How to Prepare & Cook Edamame
No matter how much you’re tempted to pop a freshly picked and podded edamame bean into your mouth…don’t. Edamame beans are toxic when eaten raw, so should always be cooked first.
Fortunately, cooking edamame beans is easy. Boiling them in salted water for six minutes or so is all you need to do, before topping them with sea salt. Alternatively, try steaming them, or consider cooking up one of the following delicious edamame dishes:
- Edamame hummus
- Edamame and cucumber salad
- Sautéed edamame and sweetcorn
- Edamame and pea bruschetta
- Edamame and goat’s cheese dip
- Creamed edamame and onions
Common Edamame Problems
Since edamame is a legume, there are a few pests and diseases to keep an eye out for:
- Rust – this disease shows as spots on the leaves that darken in colour, possibly also spreading to stems and pods.
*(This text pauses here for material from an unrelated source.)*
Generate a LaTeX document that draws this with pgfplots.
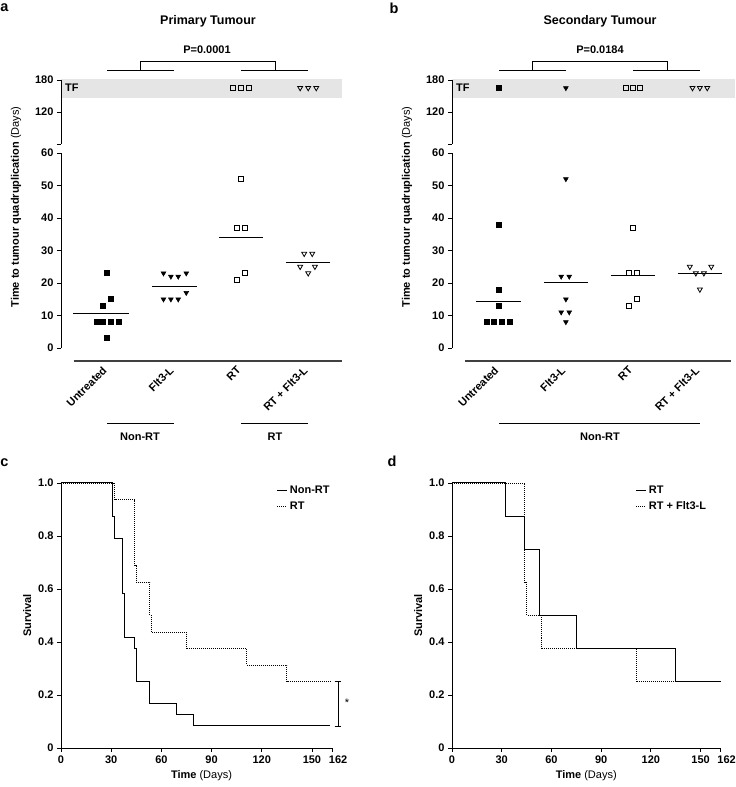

Heat and humidity cause the disease to spread, so try to improve ventilation around your plants. Fungicides can help to curb an infection, and you may also want to consider rust-resistant varieties in the future
- Downy mildew – this is another fungal disease that’s prevalent in hot and humid conditions. Small yellow and green spots on the leaves will spread to form larger patches, and even though the pods may look fine, the beans within will likely be covered in a white mould. Look for resistant varieties in the future
- Spider mites – one of the most common edamame pests, these bugs feed on foliage, causing them to turn a bronze shade. An insecticidal soap can be sprayed onto the undersides of the leaves to clear an infestation
- Slugs and snails – in the same way that they’ll feast on your peas and beans, you’ll also find slugs and snails flocking to your edamame plants, leaving their silvery trail of slime behind. These pests can be manually picked off, or try setting some beer traps up around your plants
Popular Edamame Varieties to Grow
There are several edamame varieties out there, so pick the ones that are best suited to the length of your growing season:
- Midori Grant – an early variety that’s ready for harvesting in just 70 days, with larger pods and beans than any of the other early varieties
- Early Hachuko – another early variety, but this time a very compact plant, making it suitable for smaller spaces
- Shirofumi – a very high-yielding variety that produces over 100 pods per plant
- Sayamusume – loved for its jumbo-sized pods and beans
- Be Sweet – this is a late-maturing variety that, as you can tell from its name, is famous for its sweet and succulent beans
With so many fast-maturing varieties now available, people all over the world can finally grow productive edamame plants. Not only are these beans absolutely delicious, but they’re packed with protein and are easy to store long-term, making them a must-have in any edible garden.